_What you have to do:_
Determine the count of lines holding the string "with". Return only the number.

_Data lines:_
----

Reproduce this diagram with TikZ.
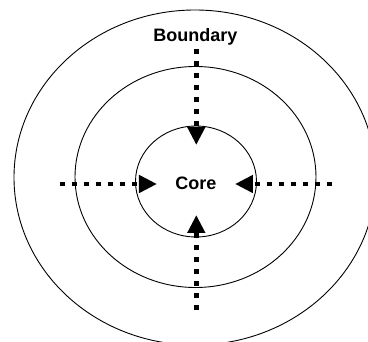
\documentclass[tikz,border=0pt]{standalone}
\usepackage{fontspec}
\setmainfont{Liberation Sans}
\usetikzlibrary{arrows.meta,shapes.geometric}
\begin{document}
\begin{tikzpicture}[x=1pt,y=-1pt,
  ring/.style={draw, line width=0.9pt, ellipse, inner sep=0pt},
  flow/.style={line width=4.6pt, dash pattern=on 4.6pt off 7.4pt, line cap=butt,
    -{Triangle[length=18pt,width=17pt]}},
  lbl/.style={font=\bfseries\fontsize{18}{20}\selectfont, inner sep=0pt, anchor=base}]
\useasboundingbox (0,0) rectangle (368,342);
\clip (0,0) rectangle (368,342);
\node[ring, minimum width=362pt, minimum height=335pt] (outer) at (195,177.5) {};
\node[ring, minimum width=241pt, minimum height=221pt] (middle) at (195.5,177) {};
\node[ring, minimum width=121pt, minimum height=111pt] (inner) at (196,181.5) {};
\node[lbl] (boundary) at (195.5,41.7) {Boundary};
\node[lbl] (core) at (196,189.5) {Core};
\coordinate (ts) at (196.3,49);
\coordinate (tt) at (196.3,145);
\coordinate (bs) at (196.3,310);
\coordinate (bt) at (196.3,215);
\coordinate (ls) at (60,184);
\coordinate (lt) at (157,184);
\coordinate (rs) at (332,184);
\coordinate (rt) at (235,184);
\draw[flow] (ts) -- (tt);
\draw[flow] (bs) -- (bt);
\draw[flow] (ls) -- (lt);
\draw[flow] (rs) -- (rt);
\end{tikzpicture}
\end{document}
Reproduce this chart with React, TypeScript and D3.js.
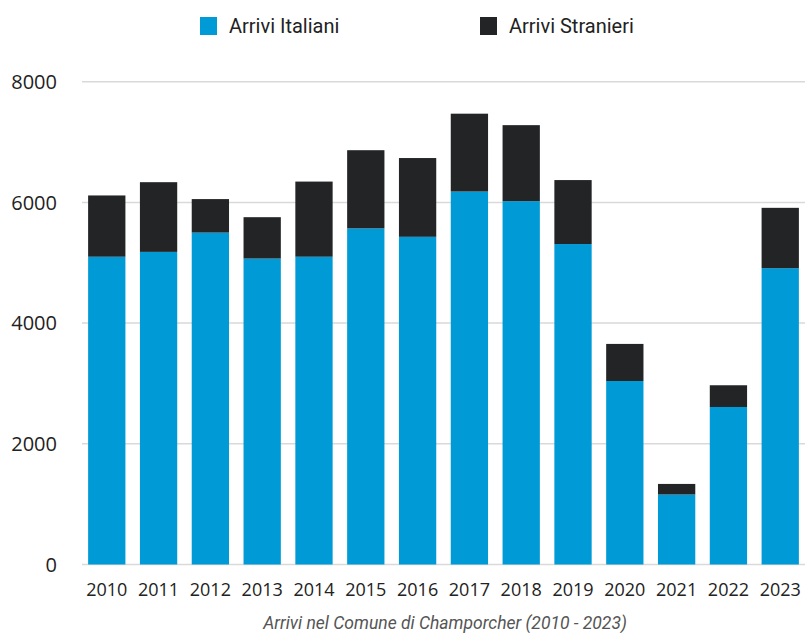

----

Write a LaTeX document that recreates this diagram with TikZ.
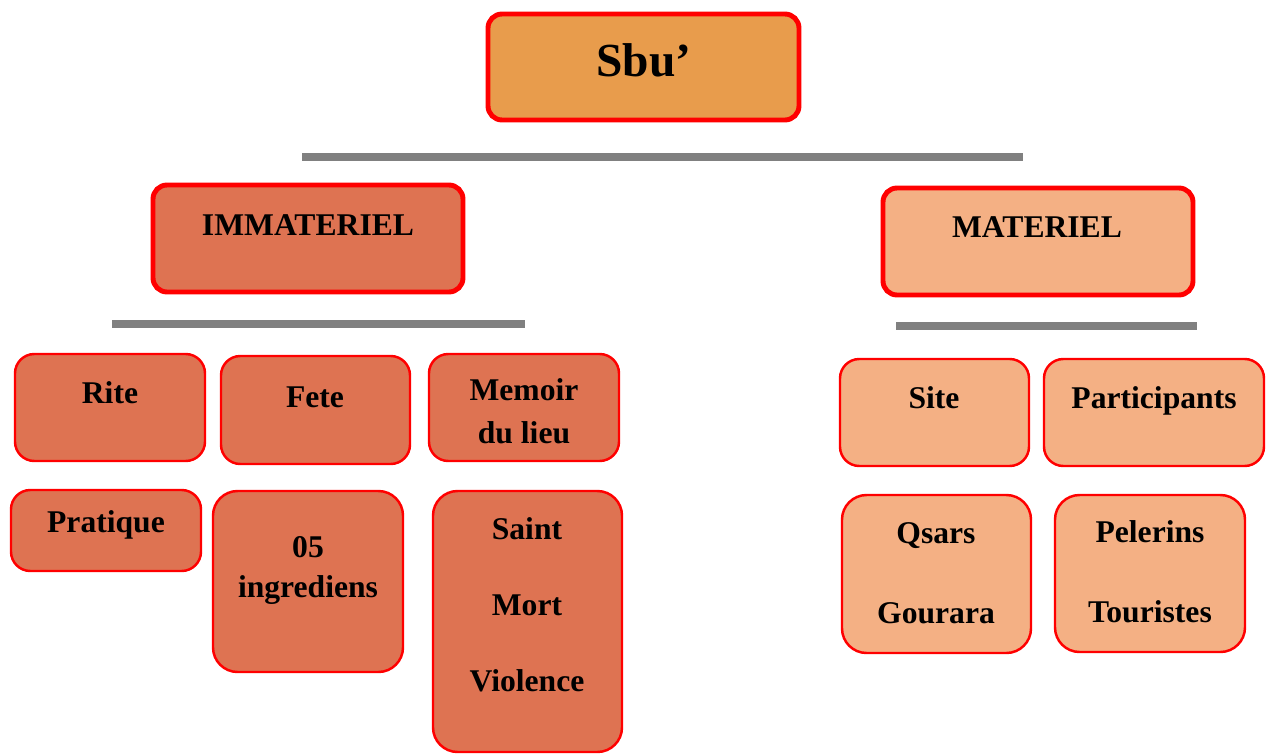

----

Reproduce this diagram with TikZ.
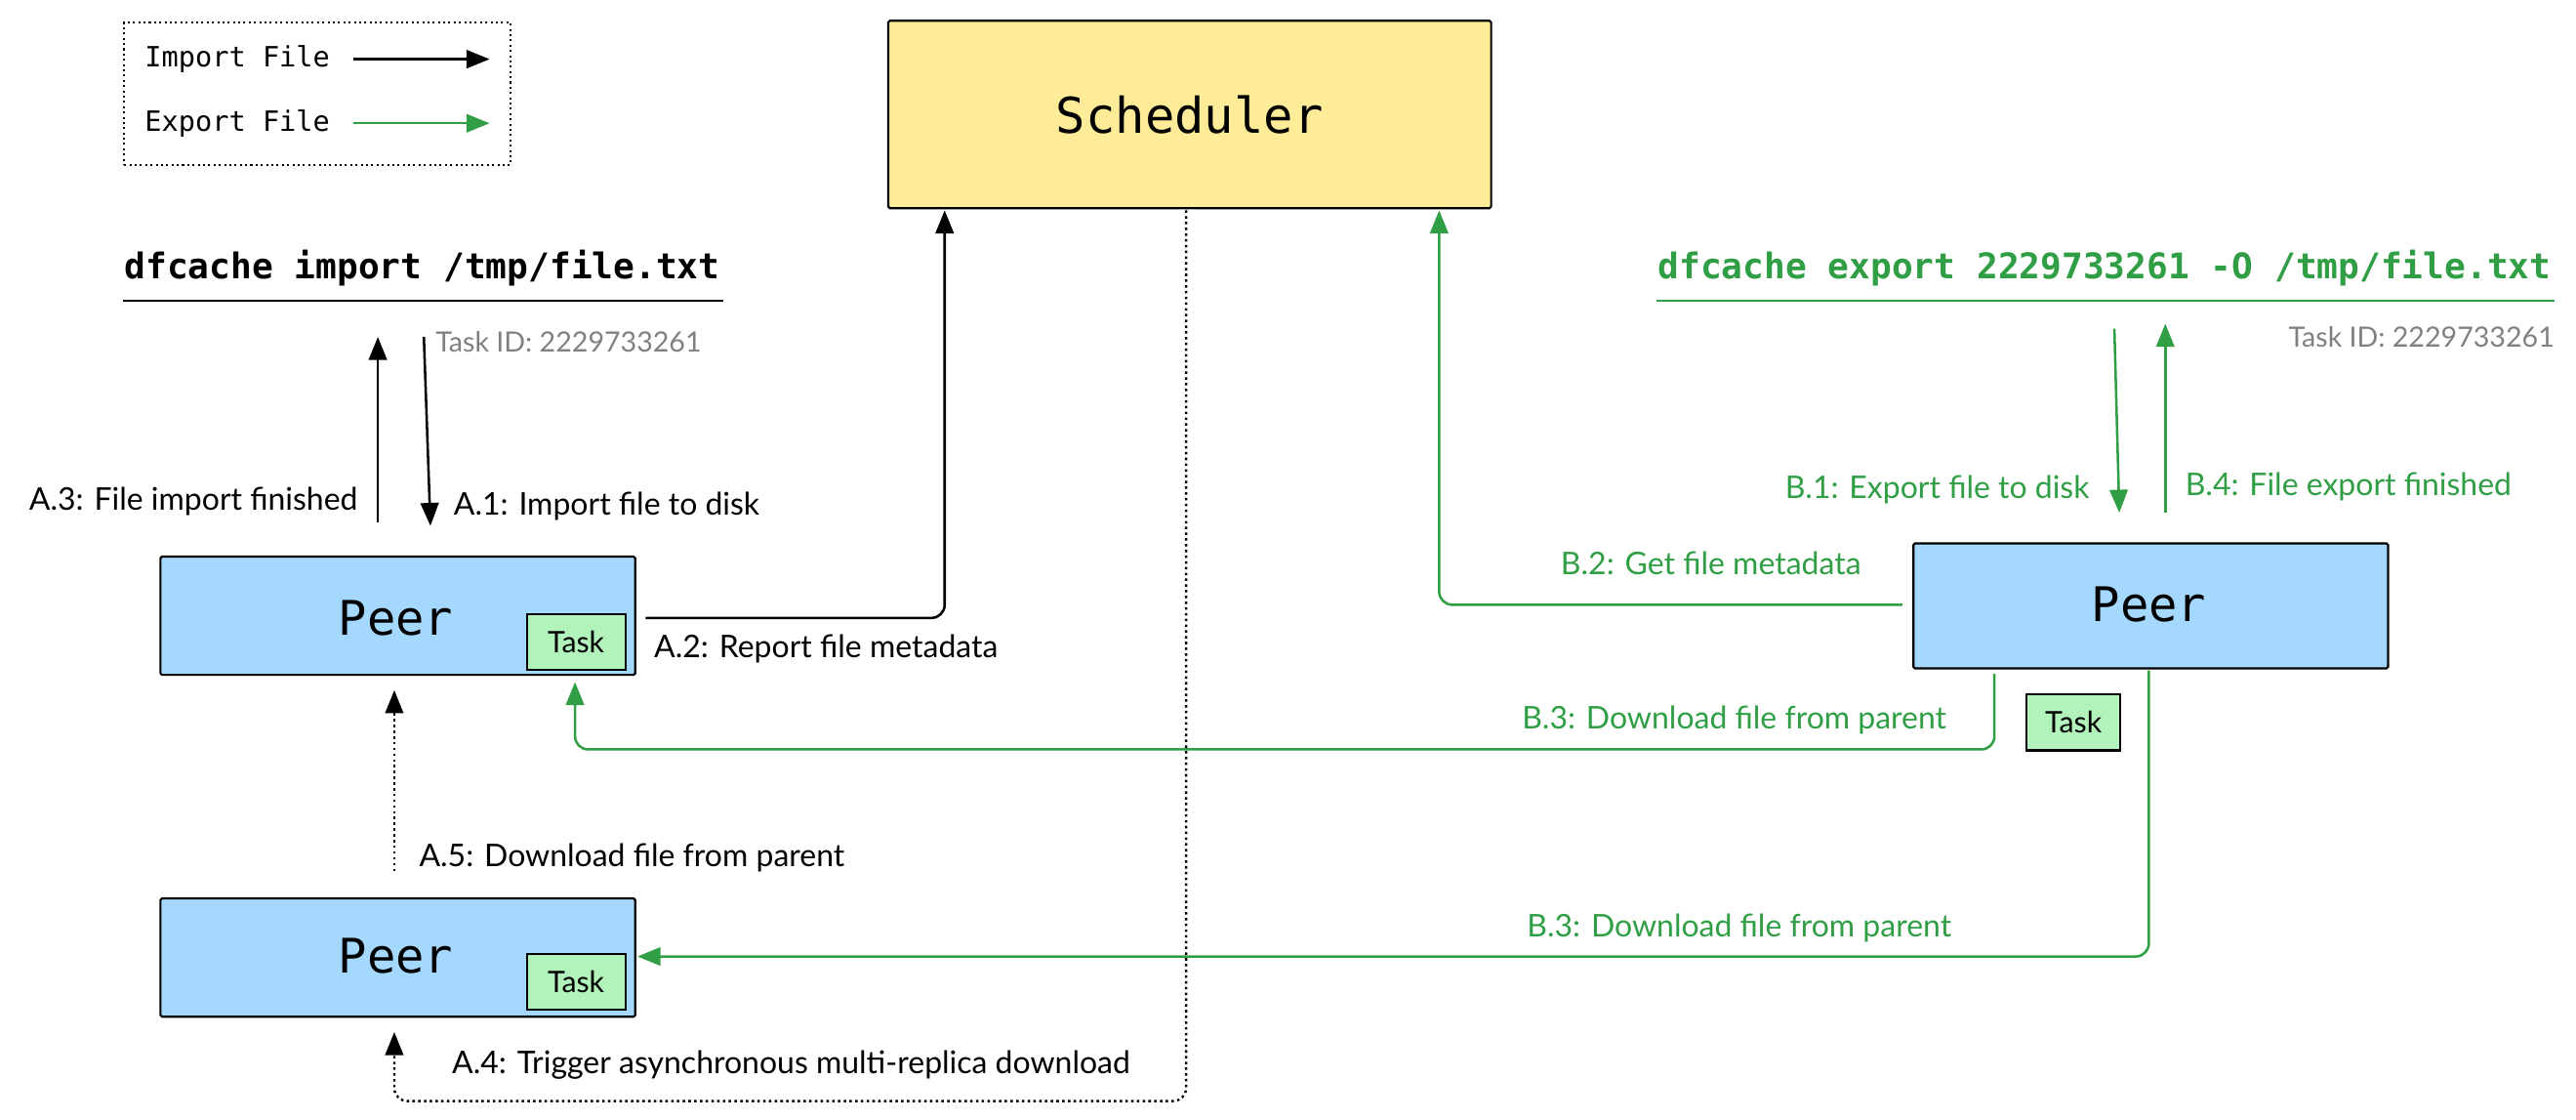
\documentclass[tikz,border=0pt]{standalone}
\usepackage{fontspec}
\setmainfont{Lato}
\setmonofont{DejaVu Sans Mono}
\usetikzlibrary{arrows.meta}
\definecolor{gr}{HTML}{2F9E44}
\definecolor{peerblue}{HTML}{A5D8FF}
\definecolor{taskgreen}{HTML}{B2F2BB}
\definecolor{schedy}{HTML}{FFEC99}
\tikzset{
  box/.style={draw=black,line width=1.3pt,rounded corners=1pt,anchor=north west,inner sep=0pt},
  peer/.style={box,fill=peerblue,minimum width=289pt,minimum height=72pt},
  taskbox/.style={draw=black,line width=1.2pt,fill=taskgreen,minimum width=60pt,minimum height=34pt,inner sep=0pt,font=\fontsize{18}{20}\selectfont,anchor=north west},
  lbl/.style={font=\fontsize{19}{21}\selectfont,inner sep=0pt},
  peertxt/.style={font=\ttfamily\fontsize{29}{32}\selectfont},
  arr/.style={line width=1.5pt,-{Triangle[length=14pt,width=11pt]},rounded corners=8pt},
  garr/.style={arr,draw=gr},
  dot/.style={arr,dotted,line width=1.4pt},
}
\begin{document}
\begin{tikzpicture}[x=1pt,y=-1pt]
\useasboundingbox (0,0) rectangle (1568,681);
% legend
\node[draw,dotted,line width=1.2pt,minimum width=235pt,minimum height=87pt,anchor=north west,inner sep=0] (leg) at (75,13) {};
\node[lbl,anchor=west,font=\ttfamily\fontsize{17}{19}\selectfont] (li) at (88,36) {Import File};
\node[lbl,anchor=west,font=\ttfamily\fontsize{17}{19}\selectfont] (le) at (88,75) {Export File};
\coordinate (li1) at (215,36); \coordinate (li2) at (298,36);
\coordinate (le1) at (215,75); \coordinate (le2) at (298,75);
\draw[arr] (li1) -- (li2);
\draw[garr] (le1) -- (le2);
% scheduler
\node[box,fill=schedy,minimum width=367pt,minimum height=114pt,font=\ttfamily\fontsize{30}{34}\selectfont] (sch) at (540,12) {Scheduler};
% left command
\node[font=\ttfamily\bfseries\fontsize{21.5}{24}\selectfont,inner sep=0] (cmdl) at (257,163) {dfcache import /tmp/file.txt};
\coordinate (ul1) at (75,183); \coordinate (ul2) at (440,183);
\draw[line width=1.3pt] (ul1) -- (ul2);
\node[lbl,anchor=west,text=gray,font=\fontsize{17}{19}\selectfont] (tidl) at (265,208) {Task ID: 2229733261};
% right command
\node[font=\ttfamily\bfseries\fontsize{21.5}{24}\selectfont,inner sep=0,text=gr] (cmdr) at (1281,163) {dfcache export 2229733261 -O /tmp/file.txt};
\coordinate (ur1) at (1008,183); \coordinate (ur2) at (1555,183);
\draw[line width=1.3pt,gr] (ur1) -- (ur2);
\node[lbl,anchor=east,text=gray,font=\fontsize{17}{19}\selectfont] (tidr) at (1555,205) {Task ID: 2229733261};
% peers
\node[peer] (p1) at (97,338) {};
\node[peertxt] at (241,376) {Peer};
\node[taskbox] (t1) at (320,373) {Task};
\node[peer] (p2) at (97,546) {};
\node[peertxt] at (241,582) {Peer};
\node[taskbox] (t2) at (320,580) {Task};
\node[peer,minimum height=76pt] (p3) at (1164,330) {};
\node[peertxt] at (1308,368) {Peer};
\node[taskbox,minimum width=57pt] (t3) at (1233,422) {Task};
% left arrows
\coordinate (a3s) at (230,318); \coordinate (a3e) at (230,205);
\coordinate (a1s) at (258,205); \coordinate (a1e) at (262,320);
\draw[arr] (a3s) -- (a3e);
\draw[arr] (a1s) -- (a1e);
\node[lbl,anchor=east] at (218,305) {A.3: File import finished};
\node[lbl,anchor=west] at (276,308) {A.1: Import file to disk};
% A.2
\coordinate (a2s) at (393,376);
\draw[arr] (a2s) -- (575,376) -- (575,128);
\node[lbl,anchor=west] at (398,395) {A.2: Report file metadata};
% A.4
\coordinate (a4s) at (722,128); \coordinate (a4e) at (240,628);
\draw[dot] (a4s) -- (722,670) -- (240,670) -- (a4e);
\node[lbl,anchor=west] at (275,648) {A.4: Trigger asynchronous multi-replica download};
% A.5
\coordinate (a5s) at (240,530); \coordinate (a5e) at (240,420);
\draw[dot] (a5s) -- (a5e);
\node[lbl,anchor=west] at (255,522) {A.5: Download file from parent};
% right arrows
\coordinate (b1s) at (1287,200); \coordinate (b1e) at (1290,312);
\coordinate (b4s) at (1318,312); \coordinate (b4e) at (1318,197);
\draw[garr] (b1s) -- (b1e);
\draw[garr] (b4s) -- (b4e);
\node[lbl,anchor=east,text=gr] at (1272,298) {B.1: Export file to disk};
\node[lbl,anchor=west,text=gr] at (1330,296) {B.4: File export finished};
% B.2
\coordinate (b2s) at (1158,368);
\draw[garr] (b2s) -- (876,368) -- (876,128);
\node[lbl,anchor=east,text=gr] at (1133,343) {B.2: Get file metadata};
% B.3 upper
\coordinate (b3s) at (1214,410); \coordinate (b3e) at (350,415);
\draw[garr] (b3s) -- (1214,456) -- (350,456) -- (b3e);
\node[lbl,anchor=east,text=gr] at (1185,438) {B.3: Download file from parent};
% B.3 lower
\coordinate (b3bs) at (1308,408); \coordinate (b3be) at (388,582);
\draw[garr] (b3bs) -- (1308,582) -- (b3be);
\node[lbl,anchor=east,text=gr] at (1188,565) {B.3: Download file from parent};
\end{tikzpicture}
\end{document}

----

_Exercise result:_
4